Epic Beard Prison Cook gets a chef's coat, too, and asks for an XXL. STOP MAKING ME LOVE YOU. On the other hand, Asian Foghorn is on the bubble and asked to cook again. "This sucks," he laughs once he gets back to Ye Grande Cheftestant Walk-In or wherever they have these guys stashed. I'm getting bored now.

An adobo-marinated rabbit loin, cheftestant? Quoi? Oh, wait -- it's not Filipino adobo. Back to being bored.

On the other hand, bulghur wheat and vanilla... I'm impressed, Crazy Chestpiece Dakota. So are the judges -- she gets a coat! I kinda like her now. Ty-Lör and Young Male Model get their own chef's coats, too, and they both flash such genuinely giddy grins that it's tough to hate them. Shit, y'all. Bravo is sucking me in...

Meanwhile, on Twitter, Bravo just asked some dickheaded question like "Is this the most tatted season yet?" and I'm back to hating them again. Did you deliberately seek out tattooed chefs in order to make your season more relevant because that's the popularly promoted chef archetype these days? How many (or how few) tattoos a chef has should merit little to no discussion in the context of a cooking competition. In other words, get off my lawn.

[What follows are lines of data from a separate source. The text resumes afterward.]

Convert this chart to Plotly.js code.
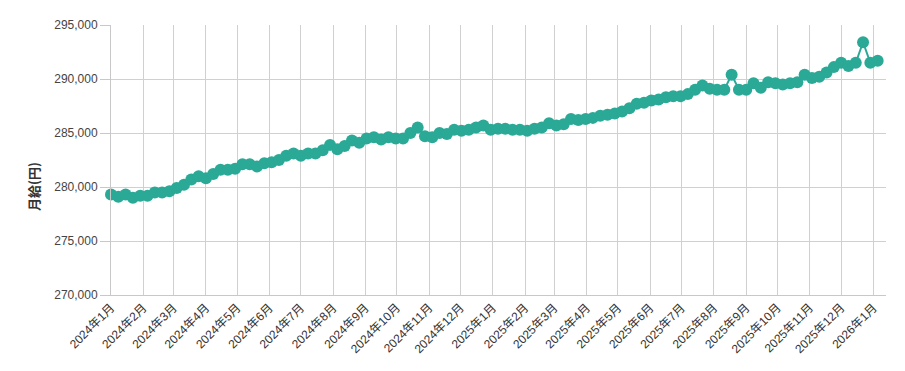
<!DOCTYPE html>
<html>
<head>
<meta charset="utf-8">
<script src="https://cdn.plot.ly/plotly-3.0.1.min.js"></script>
<style>html,body{margin:0;padding:0;background:#fff;}#chart{width:905px;height:371px;}</style>
</head>
<body>
<div id="chart"></div>
<script>
// Weekly observations starting 2024-01-01
const startDate = "2024-01-01";
const salary = [
  279300, 279100, 279300, 279000, 279200, 279200, 279500, 279500, 279600, 279900,
  280200, 280700, 281000, 280800, 281200, 281600, 281600, 281700, 282100, 282100,
  281900, 282200, 282300, 282500, 282900, 283100, 282900, 283100, 283100, 283400,
  283900, 283500, 283800, 284300, 284100, 284500, 284600, 284400, 284600, 284500,
  284500, 285000, 285500, 284700, 284600, 285000, 284900, 285300, 285200, 285300,
  285500, 285700, 285300, 285400, 285400, 285300, 285300, 285200, 285400, 285500,
  285900, 285700, 285800, 286300, 286200, 286300, 286400, 286600, 286700, 286800,
  287000, 287300, 287700, 287800, 288000, 288100, 288300, 288400, 288400, 288600,
  289000, 289400, 289100, 289000, 289000, 290400, 289000, 289000, 289600, 289200,
  289700, 289600, 289500, 289600, 289700, 290400, 290100, 290200, 290600, 291100,
  291500, 291200, 291500, 293400, 291500, 291700
];
const yTitle = "月給(円)";

const dates = [];
{
  const d0 = new Date(startDate + "T00:00:00Z");
  for (let i = 0; i < salary.length; i++) {
    const d = new Date(d0.getTime() + i * 7 * 86400000);
    dates.push(d.toISOString().slice(0, 10));
  }
}

const teal = "#2aa996";
const font = "Liberation Sans, Arial, 'Noto Sans CJK JP', sans-serif";

Plotly.newPlot("chart", [{
  x: dates,
  y: salary,
  type: "scatter",
  mode: "lines+markers",
  line: {color: teal, width: 2},
  marker: {color: teal, size: 12},
  cliponaxis: false,
  hoverinfo: "x+y"
}], {
  width: 905,
  height: 371,
  margin: {l: 111, r: 19, t: 25, b: 76},
  paper_bgcolor: "#fff",
  plot_bgcolor: "#fff",
  showlegend: false,
  font: {family: font, size: 12, color: "#444"},
  xaxis: {
    type: "date",
    range: ["2024-01-01", "2026-01-13"],
    tick0: "2024-01-01",
    dtick: "M1",
    tickformat: "%Y年%-m月",
    tickangle: -45,
    showgrid: true,
    gridcolor: "#d0d0d0",
    gridwidth: 1,
    showline: true,
    linecolor: "#c8c8c8",
    ticks: "",
    zeroline: false,
    tickfont: {family: font, size: 12, color: "#333"}
  },
  yaxis: {
    range: [270000, 295000],
    dtick: 5000,
    tickformat: ",d",
    showgrid: true,
    gridcolor: "#d0d0d0",
    gridwidth: 1,
    showline: true,
    linecolor: "#c8c8c8",
    ticks: "outside",
    ticklen: 10,
    tickcolor: "#c8c8c8",
    zeroline: false,
    tickfont: {family: font, size: 12, color: "#444"}
  },
  annotations: [{
    text: yTitle,
    xref: "paper", yref: "paper",
    x: -0.1006, y: 0.40,
    xanchor: "center", yanchor: "middle",
    textangle: -90,
    showarrow: false,
    font: {family: "'Noto Sans CJK JP', sans-serif", size: 13, color: "#333", weight: "bold"}
  }]
}, {displayModeBar: false, staticPlot: true});
</script>
</body>
</html>
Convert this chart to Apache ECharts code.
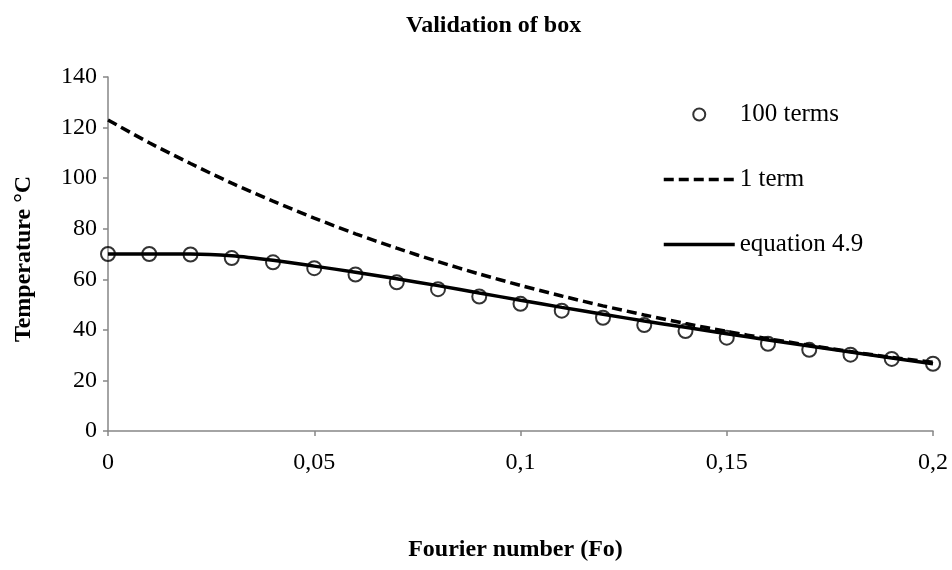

Healthy Choice Top Chef entrees? Can we call this a shark moment? I honestly don't know; I've never watched this show or its commercials before. And then, as quickly as the commercials are over, the final cheftestant gets his chef's coat. It was all a little fast and underwhelming there at the very end, like pretty much every date I went on in college. Next week, stay tuned for a whole lot more of the exact same ADD-addled stuff your brain just barely started processing tonight.

So that's how this is gonna be, Top Chef? I'm gonna have a field day with this.